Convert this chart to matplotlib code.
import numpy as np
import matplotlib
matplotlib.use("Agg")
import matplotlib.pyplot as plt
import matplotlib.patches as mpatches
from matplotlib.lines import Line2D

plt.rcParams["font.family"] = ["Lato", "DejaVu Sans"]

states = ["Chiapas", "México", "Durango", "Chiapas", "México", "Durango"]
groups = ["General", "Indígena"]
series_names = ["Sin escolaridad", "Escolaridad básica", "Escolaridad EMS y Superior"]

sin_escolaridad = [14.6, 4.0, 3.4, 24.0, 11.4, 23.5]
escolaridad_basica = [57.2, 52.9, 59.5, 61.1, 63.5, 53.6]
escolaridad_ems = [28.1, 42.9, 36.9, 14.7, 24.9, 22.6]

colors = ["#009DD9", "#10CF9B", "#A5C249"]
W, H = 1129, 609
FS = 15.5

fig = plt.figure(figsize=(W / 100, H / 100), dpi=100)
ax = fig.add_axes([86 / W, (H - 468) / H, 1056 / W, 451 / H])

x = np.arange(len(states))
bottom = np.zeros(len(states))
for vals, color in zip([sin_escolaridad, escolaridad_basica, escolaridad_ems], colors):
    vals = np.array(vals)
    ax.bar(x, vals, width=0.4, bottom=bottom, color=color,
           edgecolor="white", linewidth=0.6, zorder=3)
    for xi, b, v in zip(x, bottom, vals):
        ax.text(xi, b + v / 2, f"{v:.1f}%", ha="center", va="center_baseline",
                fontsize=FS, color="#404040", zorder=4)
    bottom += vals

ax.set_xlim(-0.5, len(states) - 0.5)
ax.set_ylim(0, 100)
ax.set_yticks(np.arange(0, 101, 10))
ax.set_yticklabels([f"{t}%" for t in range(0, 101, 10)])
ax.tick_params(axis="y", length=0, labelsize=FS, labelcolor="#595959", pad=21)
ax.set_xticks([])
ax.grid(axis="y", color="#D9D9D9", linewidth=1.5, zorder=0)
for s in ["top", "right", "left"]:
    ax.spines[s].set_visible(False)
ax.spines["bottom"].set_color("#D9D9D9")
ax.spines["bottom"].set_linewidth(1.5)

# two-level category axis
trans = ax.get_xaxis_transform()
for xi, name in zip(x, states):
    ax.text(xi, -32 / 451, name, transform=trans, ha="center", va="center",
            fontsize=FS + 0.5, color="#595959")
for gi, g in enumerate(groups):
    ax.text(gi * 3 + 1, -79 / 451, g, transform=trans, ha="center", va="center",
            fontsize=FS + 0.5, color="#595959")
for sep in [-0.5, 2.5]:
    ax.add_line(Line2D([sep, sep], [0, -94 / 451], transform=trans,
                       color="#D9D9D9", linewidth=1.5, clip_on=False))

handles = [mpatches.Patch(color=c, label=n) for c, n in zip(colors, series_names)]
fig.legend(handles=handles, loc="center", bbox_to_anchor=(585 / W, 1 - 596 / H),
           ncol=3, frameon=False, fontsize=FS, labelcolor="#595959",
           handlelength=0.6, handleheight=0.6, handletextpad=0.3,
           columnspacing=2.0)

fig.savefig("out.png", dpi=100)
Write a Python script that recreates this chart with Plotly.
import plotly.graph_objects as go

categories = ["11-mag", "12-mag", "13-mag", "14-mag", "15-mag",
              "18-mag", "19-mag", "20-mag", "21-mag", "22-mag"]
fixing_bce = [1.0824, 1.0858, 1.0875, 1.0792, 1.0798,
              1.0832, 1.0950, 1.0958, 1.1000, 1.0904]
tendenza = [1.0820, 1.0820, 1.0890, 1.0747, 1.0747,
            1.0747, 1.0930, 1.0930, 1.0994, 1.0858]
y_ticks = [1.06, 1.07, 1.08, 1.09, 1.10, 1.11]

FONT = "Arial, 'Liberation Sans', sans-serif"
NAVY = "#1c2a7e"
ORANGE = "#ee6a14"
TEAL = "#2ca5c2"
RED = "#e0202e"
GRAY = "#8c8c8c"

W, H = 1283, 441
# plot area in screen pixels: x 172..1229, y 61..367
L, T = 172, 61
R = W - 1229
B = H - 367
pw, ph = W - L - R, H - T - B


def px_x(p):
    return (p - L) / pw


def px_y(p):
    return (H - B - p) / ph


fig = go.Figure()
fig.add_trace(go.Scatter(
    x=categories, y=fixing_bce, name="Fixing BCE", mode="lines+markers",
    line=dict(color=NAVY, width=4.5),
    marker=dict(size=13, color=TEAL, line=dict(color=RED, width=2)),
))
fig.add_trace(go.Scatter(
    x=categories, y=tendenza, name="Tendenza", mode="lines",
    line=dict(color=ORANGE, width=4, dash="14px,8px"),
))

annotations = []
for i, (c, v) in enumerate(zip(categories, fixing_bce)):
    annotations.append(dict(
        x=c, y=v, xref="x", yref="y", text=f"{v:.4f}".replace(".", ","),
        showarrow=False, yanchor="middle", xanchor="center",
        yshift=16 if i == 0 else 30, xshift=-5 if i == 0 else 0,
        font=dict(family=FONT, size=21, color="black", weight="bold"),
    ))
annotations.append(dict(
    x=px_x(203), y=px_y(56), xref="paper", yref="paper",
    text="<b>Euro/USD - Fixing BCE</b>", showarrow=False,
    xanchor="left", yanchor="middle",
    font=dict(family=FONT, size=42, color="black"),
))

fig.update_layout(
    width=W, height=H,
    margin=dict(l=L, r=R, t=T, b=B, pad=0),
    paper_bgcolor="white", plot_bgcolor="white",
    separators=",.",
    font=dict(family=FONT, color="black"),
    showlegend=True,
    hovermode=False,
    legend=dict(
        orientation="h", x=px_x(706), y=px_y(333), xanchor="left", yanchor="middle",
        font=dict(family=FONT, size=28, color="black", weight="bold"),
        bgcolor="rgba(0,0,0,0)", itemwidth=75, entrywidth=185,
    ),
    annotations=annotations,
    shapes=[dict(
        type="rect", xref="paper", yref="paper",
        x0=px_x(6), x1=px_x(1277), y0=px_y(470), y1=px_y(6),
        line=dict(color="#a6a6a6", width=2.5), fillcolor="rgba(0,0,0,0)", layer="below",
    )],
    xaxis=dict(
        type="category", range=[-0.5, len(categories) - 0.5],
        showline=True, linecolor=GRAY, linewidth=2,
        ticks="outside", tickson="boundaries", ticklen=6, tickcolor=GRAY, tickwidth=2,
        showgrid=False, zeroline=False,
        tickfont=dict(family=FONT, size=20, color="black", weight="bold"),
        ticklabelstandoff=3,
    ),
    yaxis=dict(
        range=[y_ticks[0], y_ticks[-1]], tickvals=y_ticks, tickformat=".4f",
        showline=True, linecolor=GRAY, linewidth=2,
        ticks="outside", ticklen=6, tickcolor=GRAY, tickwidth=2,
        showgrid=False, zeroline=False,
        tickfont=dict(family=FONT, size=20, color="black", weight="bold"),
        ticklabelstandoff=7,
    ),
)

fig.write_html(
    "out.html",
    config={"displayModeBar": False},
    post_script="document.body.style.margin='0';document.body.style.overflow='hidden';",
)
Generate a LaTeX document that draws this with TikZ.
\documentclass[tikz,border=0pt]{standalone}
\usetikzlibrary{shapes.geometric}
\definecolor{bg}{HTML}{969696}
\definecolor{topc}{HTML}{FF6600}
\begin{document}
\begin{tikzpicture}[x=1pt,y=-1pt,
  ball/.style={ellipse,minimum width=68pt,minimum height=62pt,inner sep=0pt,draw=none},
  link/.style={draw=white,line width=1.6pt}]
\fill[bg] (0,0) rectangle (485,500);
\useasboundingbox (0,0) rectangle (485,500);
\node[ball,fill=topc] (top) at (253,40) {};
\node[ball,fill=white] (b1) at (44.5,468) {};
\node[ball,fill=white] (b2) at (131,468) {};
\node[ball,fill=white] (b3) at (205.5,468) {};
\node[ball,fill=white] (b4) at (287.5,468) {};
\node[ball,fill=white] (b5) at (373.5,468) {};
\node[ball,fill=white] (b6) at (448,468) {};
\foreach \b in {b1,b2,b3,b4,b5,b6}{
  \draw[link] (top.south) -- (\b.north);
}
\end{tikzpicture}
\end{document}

....

▸ WHAT IS EXPECTED
Repeat only the lines above, from the first line of the entries through the line that contains "ax = fig.add_axes([86", including both ends.

▸ SOLUTION FOR THIS EXERCISE
Convert this chart to matplotlib code.
import numpy as np
import matplotlib
matplotlib.use("Agg")
import matplotlib.pyplot as plt
import matplotlib.patches as mpatches
from matplotlib.lines import Line2D

plt.rcParams["font.family"] = ["Lato", "DejaVu Sans"]

states = ["Chiapas", "México", "Durango", "Chiapas", "México", "Durango"]
groups = ["General", "Indígena"]
series_names = ["Sin escolaridad", "Escolaridad básica", "Escolaridad EMS y Superior"]

sin_escolaridad = [14.6, 4.0, 3.4, 24.0, 11.4, 23.5]
escolaridad_basica = [57.2, 52.9, 59.5, 61.1, 63.5, 53.6]
escolaridad_ems = [28.1, 42.9, 36.9, 14.7, 24.9, 22.6]

colors = ["#009DD9", "#10CF9B", "#A5C249"]
W, H = 1129, 609
FS = 15.5

fig = plt.figure(figsize=(W / 100, H / 100), dpi=100)
ax = fig.add_axes([86 / W, (H - 468) / H, 1056 / W, 451 / H])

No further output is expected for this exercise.